Dear God, be with me tonight on this date so that I may be attractive, interesting, and a worthwhile companion. Help me to be considerate and thoughtful and to contribute to the enjoyment of the evening. Keep us from temptation. Make our social life a graceful experience of warmth and friendship. Amen.

These are all praiseworthy intentions in their way, but it is hard to shake the impression that this was a prayer written by a man with female precants in mind. We do not fancy ourselves matchmakers, but our advice, ladies, is that if a man expects you to pray that he finds you “attractive,” “interesting,” and, who knows, if you’re lucky perhaps even “worthwhile” enough to merit his “enjoyment,” you should probably seek companionship elsewhere.

❖ We do not want to give the impression that we have nothing good to say about the poor old Grauniad. The paper recently published a very moving profile of John Lydon, né Rotten. Who would have guessed that the former leader of the Sex Pistols had spent much of his time in the last three or so decades tending a garden and looking after his wife, Nora, who suffers from Alzheimer’s? The piece is full of delightful vignettes of their life together (e.g., teaching their grandchildren to read). As Suzanne Moore, one of the paper’s opinion columnists, put it: “Lydon once had chaos emanating from every pore. It was electric. Now, he is a middle-aged carer. Who is to say this is not the best work of his life?” Who indeed.

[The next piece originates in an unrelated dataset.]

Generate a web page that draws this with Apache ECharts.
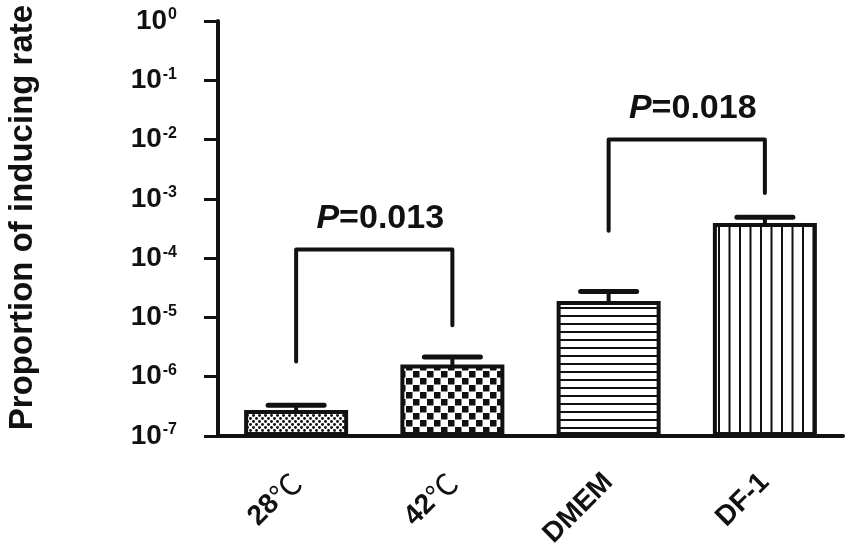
<!DOCTYPE html>
<html>
<head>
<meta charset="utf-8">
<script src="https://cdn.jsdelivr.net/npm/echarts@6/dist/echarts.min.js"></script>
<style>
  html, body { margin: 0; padding: 0; background: #fff; }
  #main { width: 851px; height: 555px; }
</style>
</head>
<body>
<div id="main"></div>
<script>
var categories = ['28℃', '42℃', 'DMEM', 'DF-1'];
var means = [2.75e-7, 1.6e-6, 1.9e-5, 3.9e-4];
var upper = [3.3e-7, 2.15e-6, 2.75e-5, 4.9e-4];
// brackets: [left cat, right cat, top, left end, right end, p text]
var brackets = [
  [0, 1, 1.4e-4, 1.8e-6, 7.4e-6, '0.013'],
  [2, 3, 1.0e-2, 2.9e-4, 1.25e-3, '0.018']
];

var FONT = 'Liberation Sans';
var INK = '#111';

function tile(w, h, draw) {
  var c = document.createElement('canvas');
  c.width = w;
  c.height = h;
  var g = c.getContext('2d');
  g.fillStyle = '#fff';
  g.fillRect(0, 0, w, h);
  g.fillStyle = INK;
  draw(g);
  return { image: c, repeat: 'repeat' };
}

// fill patterns, one per bar
var fills = [
  tile(6, 6, function (g) {
    g.beginPath(); g.arc(1.5, 1.5, 1.45, 0, Math.PI * 2); g.fill();
    g.beginPath(); g.arc(4.5, 4.5, 1.45, 0, Math.PI * 2); g.fill();
  }),
  tile(14, 14, function (g) {
    g.fillRect(0, 0, 6.5, 6.5);
    g.fillRect(7, 7, 6.5, 6.5);
  }),
  tile(4, 8, function (g) {
    g.fillRect(0, 3, 4, 2);
  }),
  tile(21, 4, function (g) {
    g.fillRect(4, 0, 2, 4);
    g.fillRect(14.5, 0, 2, 4);
  })
];

var barData = means.map(function (v, i) {
  return { value: v, itemStyle: { color: fills[i] } };
});
var errData = means.map(function (v, i) {
  return [i, v, upper[i]];
});

var chart = echarts.init(document.getElementById('main'));

var option = {
  animation: false,
  backgroundColor: '#fff',
  grid: {
    left: 218,
    right: 8,
    top: 21,
    bottom: 119,
    containLabel: false,
    outerBoundsMode: 'none'
  },
  xAxis: {
    type: 'category',
    data: categories,
    axisLine: { lineStyle: { color: INK, width: 4 } },
    axisTick: { alignWithLabel: true, length: 14, lineStyle: { color: INK, width: 3 } },
    axisLabel: {
      rotate: 45,
      margin: 42,
      color: INK,
      formatter: function (v) {
        return v.indexOf('℃') >= 0 ? '{t|' + v.replace('℃', '') + '}{c|℃}' : '{t|' + v + '}';
      },
      rich: {
        t: { fontFamily: FONT, fontWeight: 'bold', fontSize: 28, color: INK },
        c: { fontFamily: 'Noto Sans CJK SC', fontWeight: 'normal', fontSize: 30, color: INK }
      }
    }
  },
  yAxis: {
    type: 'log',
    logBase: 10,
    min: 1e-7,
    max: 1,
    startValue: 1e-7,
    name: 'Proportion of inducing rate',
    nameLocation: 'middle',
    nameGap: 179,
    nameRotate: 90,
    nameTextStyle: {
      color: INK,
      fontFamily: FONT,
      fontWeight: 'bold',
      fontSize: 33,
      padding: [0, 0, 0, 22]
    },
    splitLine: { show: false },
    axisLine: { show: true, lineStyle: { color: INK, width: 4 } },
    axisTick: { show: true, length: 14, lineStyle: { color: INK, width: 3 } },
    axisLabel: {
      margin: 41,
      color: INK,
      formatter: function (v) {
        return '{b|10}{s|' + Math.round(Math.log10(v)) + '}';
      },
      rich: {
        b: { fontFamily: FONT, fontWeight: 'bold', fontSize: 28, color: INK },
        s: { fontFamily: FONT, fontWeight: 'bold', fontSize: 16, color: INK, verticalAlign: 'top', padding: [0, 0, 12, 1] }
      }
    }
  },
  series: [{
    type: 'bar',
    barWidth: 104,
    data: barData,
    itemStyle: { borderColor: INK, borderWidth: 4 },
    z: 2
  }, {
    type: 'custom',
    data: errData,
    z: 3,
    renderItem: function (params, api) {
      var p0 = api.coord([api.value(0), api.value(1)]);
      var p1 = api.coord([api.value(0), api.value(2)]);
      var half = 28;
      return {
        type: 'group',
        children: [{
          type: 'line',
          shape: { x1: p0[0], y1: p0[1], x2: p1[0], y2: p1[1] },
          style: { stroke: INK, lineWidth: 4, lineCap: 'round' }
        }, {
          type: 'line',
          shape: { x1: p1[0] - half, y1: p1[1], x2: p1[0] + half, y2: p1[1] },
          style: { stroke: INK, lineWidth: 5, lineCap: 'round' }
        }]
      };
    }
  }, {
    type: 'custom',
    data: brackets,
    z: 3,
    renderItem: function (params, api) {
      var b = brackets[params.dataIndex];
      var a = api.coord([b[0], b[3]]);
      var t1 = api.coord([b[0], b[2]]);
      var t2 = api.coord([b[1], b[2]]);
      var c = api.coord([b[1], b[4]]);
      return {
        type: 'group',
        children: [{
          type: 'polyline',
          shape: { points: [a, t1, t2, c] },
          style: { stroke: INK, lineWidth: 4, lineCap: 'round', lineJoin: 'round', fill: 'none' }
        }, {
          type: 'text',
          x: (t1[0] + t2[0]) / 2 + 6,
          y: t1[1] - 31,
          style: {
            text: '{i|P}{n|=' + b[5] + '}',
            align: 'center',
            verticalAlign: 'middle',
            rich: {
              i: { fontFamily: FONT, fontWeight: 'bold', fontStyle: 'italic', fontSize: 34, fill: INK },
              n: { fontFamily: FONT, fontWeight: 'bold', fontSize: 34, fill: INK }
            }
          }
        }]
      };
    }
  }]
};

chart.setOption(option);
</script>
</body>
</html>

❖ We are not quite finished with Fratelli tutti. The following paragraphs are worth quoting in full:

Oddly enough, while closed and intolerant attitudes towards others are on the rise, distances are otherwise shrinking or disappearing to the point that the right to privacy scarcely exists. Everything has become a kind of spectacle to be examined and inspected, and people’s lives are now under constant surveillance. Digital communication wants to bring everything out into the open; people’s lives are combed over, laid bare and bandied about, often anonymously. Respect for others disintegrates, and even as we dismiss, ignore or keep others distant, we can shamelessly peer into every detail of their lives.
Digital campaigns of hatred and destruction, for their part, are not – as some would have us believe — a positive form of mutual support, but simply an association of individuals united against a perceived common enemy. “Digital media can also expose people to the risk of addiction, isolation and a gradual loss of contact with concrete reality, blocking the development of authentic interpersonal relationships.” They lack the physical gestures, facial expressions, moments of silence, body language and even the smells, the trembling of hands, the blushes and perspiration that speak to us and are a part of human communication. Digital relationships, which do not demand the slow and gradual cultivation of friendships, stable interaction or the building of a consensus that matures over time, have the appea ance of sociability. Yet they do not really build community; instead, they tend to disguise and expand the very individualism that finds expression in xenophobia and in contempt for the vulnerable. Digital connectivity is not enough to build bridges. It is not capable of uniting humanity.
Even as individuals maintain their comfortable consumerist isolation, they can choose a form of constant and febrile bonding that encourages remarkable hostility, insults, abuse, defamation and verbal violence destructive of others, and this with a lack of restraint that could not exist in physical contact without tearing us all apart. Social aggression has found unparalleled room for expansion through computers and mobile devices.